■ DESCRIPTION OF THE TASK
Which lines fall between the line holding "Convert this chart to matplotlib code." and the line holding "xticks = [1961, 1965, 1970, 1975, 1980, 1985, 1990, 1995, 2000]", inclusive? Retype them exactly, without the pictures, and add nothing else.

■ MATERIAL SUPPLIED
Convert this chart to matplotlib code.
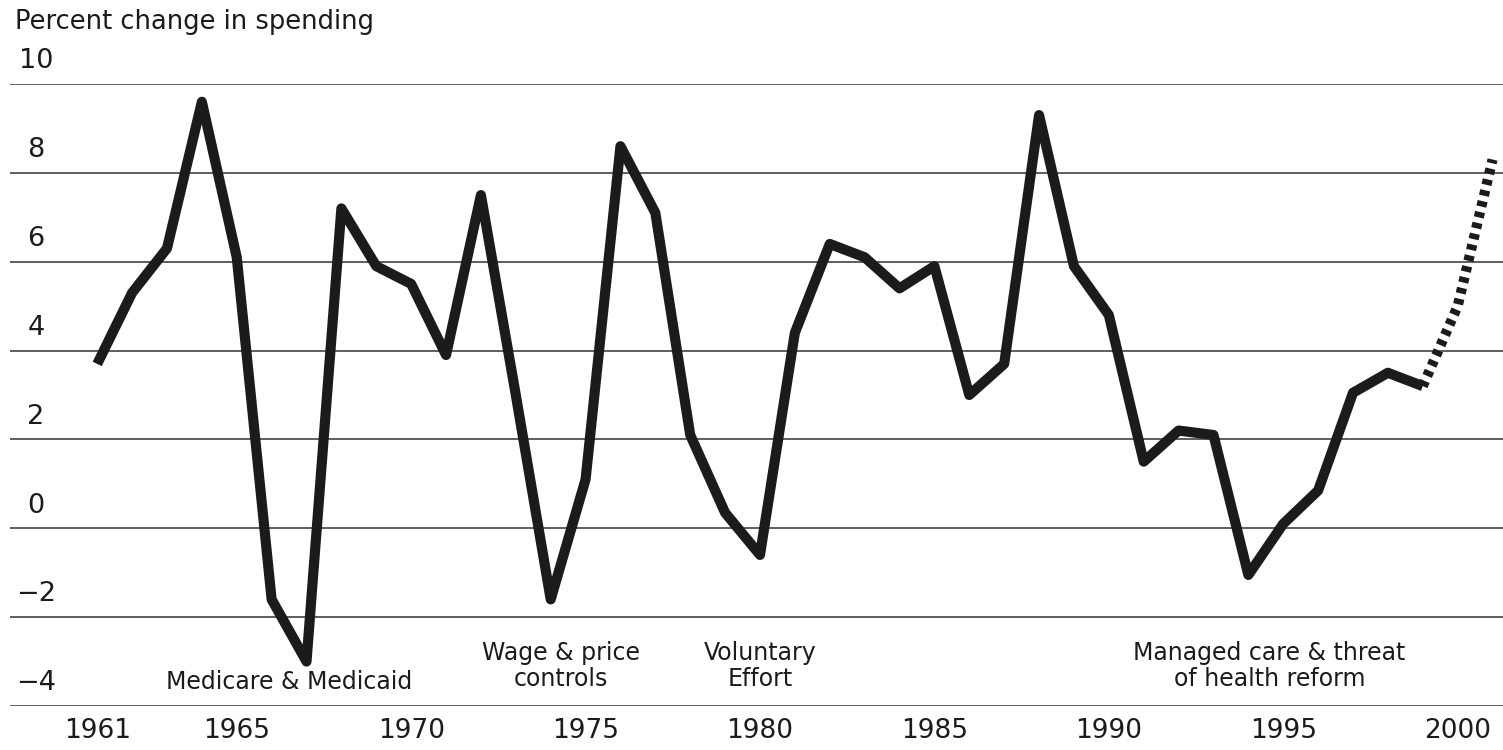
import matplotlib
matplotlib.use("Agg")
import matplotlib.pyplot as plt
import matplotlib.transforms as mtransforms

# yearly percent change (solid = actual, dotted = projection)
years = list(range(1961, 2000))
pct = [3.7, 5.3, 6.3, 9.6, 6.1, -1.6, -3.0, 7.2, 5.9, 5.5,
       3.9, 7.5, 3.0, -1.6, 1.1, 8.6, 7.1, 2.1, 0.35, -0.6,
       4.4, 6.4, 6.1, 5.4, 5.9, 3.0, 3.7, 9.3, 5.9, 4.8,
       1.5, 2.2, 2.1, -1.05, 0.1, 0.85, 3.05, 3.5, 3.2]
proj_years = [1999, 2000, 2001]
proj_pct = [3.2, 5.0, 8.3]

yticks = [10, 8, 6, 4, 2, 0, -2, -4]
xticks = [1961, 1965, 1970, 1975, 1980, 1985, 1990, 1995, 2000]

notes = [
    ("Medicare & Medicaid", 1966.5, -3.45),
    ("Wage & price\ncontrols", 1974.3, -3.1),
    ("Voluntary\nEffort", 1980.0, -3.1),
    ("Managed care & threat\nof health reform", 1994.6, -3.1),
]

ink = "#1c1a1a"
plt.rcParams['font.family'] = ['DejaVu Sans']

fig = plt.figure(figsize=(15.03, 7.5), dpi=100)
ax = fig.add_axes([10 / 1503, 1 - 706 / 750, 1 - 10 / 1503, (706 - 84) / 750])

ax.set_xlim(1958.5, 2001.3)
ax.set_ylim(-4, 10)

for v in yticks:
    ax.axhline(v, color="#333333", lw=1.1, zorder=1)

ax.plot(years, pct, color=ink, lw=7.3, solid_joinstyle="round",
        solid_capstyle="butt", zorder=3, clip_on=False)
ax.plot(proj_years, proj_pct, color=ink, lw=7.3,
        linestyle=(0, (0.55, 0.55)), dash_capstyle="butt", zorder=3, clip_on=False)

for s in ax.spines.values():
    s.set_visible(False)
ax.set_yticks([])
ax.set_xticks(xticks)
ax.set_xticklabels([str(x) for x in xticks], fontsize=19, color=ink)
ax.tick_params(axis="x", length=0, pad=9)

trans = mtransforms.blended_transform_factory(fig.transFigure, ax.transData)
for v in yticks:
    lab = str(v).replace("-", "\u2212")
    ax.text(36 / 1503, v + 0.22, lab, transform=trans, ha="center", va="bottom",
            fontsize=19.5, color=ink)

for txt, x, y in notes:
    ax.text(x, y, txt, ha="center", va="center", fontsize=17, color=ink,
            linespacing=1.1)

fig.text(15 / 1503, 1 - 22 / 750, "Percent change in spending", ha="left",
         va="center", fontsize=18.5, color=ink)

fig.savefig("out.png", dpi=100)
* * *
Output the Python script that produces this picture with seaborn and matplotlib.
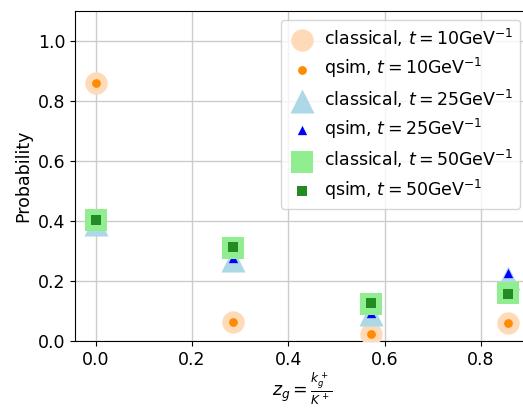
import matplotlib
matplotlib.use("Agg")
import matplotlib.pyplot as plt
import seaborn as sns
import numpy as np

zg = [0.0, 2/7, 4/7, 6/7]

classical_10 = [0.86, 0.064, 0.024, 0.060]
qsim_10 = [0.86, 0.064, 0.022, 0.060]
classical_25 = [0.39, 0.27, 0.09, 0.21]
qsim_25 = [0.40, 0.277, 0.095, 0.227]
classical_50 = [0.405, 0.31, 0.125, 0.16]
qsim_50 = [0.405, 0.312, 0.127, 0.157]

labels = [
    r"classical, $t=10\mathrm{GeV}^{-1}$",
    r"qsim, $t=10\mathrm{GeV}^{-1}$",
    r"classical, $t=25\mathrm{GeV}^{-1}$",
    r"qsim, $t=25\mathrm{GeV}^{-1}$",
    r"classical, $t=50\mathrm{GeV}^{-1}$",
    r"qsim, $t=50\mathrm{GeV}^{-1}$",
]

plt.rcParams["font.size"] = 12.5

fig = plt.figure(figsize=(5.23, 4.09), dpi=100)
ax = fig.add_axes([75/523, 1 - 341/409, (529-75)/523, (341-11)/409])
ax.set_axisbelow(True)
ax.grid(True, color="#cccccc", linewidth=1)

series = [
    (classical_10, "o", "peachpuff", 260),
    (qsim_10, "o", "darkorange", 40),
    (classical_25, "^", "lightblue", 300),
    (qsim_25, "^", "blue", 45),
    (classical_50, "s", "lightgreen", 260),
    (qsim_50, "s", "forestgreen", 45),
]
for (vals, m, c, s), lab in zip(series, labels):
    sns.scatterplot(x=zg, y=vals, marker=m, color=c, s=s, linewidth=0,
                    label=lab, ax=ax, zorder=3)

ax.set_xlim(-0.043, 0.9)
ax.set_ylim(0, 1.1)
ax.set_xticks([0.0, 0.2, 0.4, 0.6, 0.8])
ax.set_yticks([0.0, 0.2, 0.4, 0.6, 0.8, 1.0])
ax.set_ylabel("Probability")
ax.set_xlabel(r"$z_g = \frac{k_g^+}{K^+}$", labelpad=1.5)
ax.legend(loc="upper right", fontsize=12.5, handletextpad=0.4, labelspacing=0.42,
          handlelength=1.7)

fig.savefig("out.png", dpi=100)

■ RESPONSE TO THIS TASK
Convert this chart to matplotlib code.
import matplotlib
matplotlib.use("Agg")
import matplotlib.pyplot as plt
import matplotlib.transforms as mtransforms

# yearly percent change (solid = actual, dotted = projection)
years = list(range(1961, 2000))
pct = [3.7, 5.3, 6.3, 9.6, 6.1, -1.6, -3.0, 7.2, 5.9, 5.5,
       3.9, 7.5, 3.0, -1.6, 1.1, 8.6, 7.1, 2.1, 0.35, -0.6,
       4.4, 6.4, 6.1, 5.4, 5.9, 3.0, 3.7, 9.3, 5.9, 4.8,
       1.5, 2.2, 2.1, -1.05, 0.1, 0.85, 3.05, 3.5, 3.2]
proj_years = [1999, 2000, 2001]
proj_pct = [3.2, 5.0, 8.3]

yticks = [10, 8, 6, 4, 2, 0, -2, -4]
xticks = [1961, 1965, 1970, 1975, 1980, 1985, 1990, 1995, 2000]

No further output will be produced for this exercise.